RECORD LIST
==============================
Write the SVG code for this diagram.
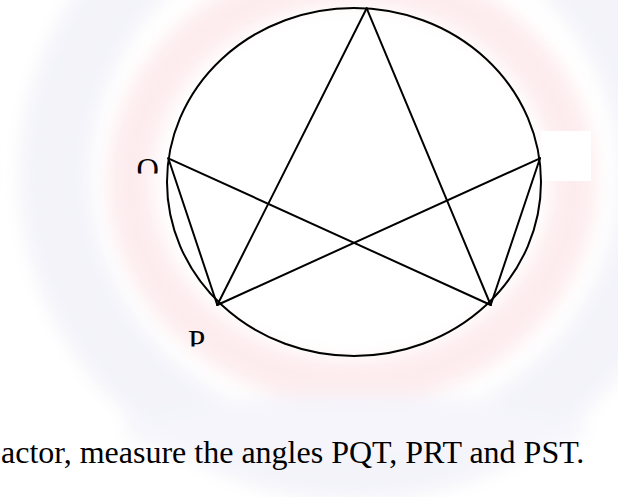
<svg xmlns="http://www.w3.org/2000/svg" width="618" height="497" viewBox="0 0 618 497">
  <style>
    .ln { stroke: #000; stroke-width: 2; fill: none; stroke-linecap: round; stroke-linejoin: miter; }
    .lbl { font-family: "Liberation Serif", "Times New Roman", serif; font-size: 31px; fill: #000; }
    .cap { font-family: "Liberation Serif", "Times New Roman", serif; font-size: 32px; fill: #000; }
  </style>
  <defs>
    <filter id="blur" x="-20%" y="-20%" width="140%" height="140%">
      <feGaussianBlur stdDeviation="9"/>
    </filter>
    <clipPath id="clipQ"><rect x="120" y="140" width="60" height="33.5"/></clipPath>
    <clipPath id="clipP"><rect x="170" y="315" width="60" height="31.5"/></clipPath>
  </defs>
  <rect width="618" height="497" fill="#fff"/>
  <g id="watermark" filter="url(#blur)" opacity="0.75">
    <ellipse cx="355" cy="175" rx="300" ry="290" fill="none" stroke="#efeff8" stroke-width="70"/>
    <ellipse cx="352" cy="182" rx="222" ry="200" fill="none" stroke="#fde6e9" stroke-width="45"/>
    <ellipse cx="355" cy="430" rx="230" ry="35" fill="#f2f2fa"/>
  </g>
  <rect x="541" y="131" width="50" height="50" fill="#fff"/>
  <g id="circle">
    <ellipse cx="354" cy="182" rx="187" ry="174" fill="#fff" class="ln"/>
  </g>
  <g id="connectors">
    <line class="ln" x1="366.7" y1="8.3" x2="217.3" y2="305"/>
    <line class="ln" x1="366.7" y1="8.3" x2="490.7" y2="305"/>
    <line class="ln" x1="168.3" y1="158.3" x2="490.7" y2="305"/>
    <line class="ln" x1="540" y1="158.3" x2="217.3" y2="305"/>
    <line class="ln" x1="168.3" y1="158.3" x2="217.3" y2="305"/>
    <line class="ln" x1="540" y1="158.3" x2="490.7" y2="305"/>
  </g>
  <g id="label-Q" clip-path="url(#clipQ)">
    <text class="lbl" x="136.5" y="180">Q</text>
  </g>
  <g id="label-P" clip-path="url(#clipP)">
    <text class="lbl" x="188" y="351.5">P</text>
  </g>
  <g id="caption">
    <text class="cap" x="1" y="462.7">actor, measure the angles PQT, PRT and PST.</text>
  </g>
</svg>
==============================
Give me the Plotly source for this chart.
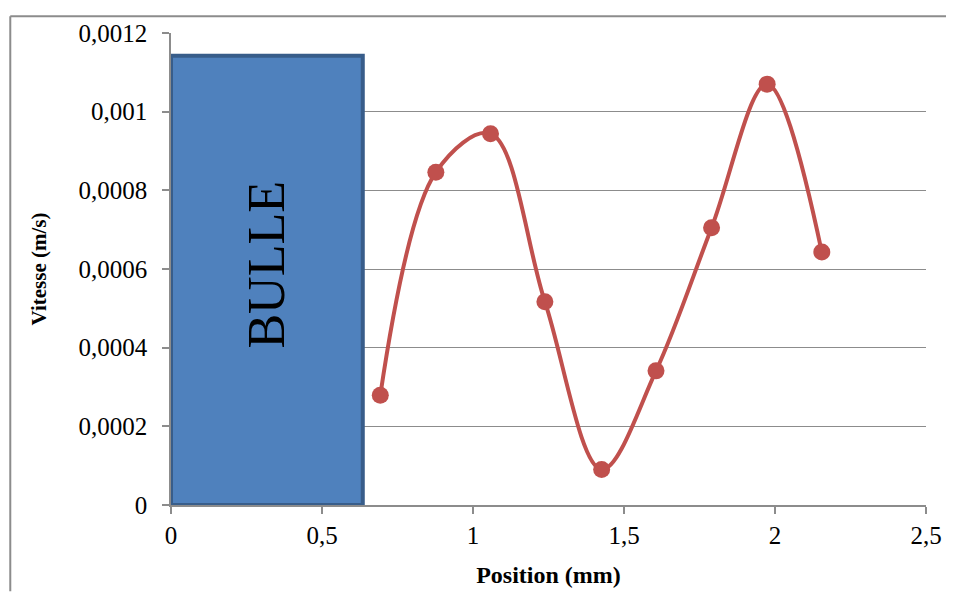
==============================
WHAT IS EXPECTED
Within the listing above, copy each line that has the string "this".

WRITTEN ANSWER
Write the SVG code for this diagram.
Give me the Plotly source for this chart.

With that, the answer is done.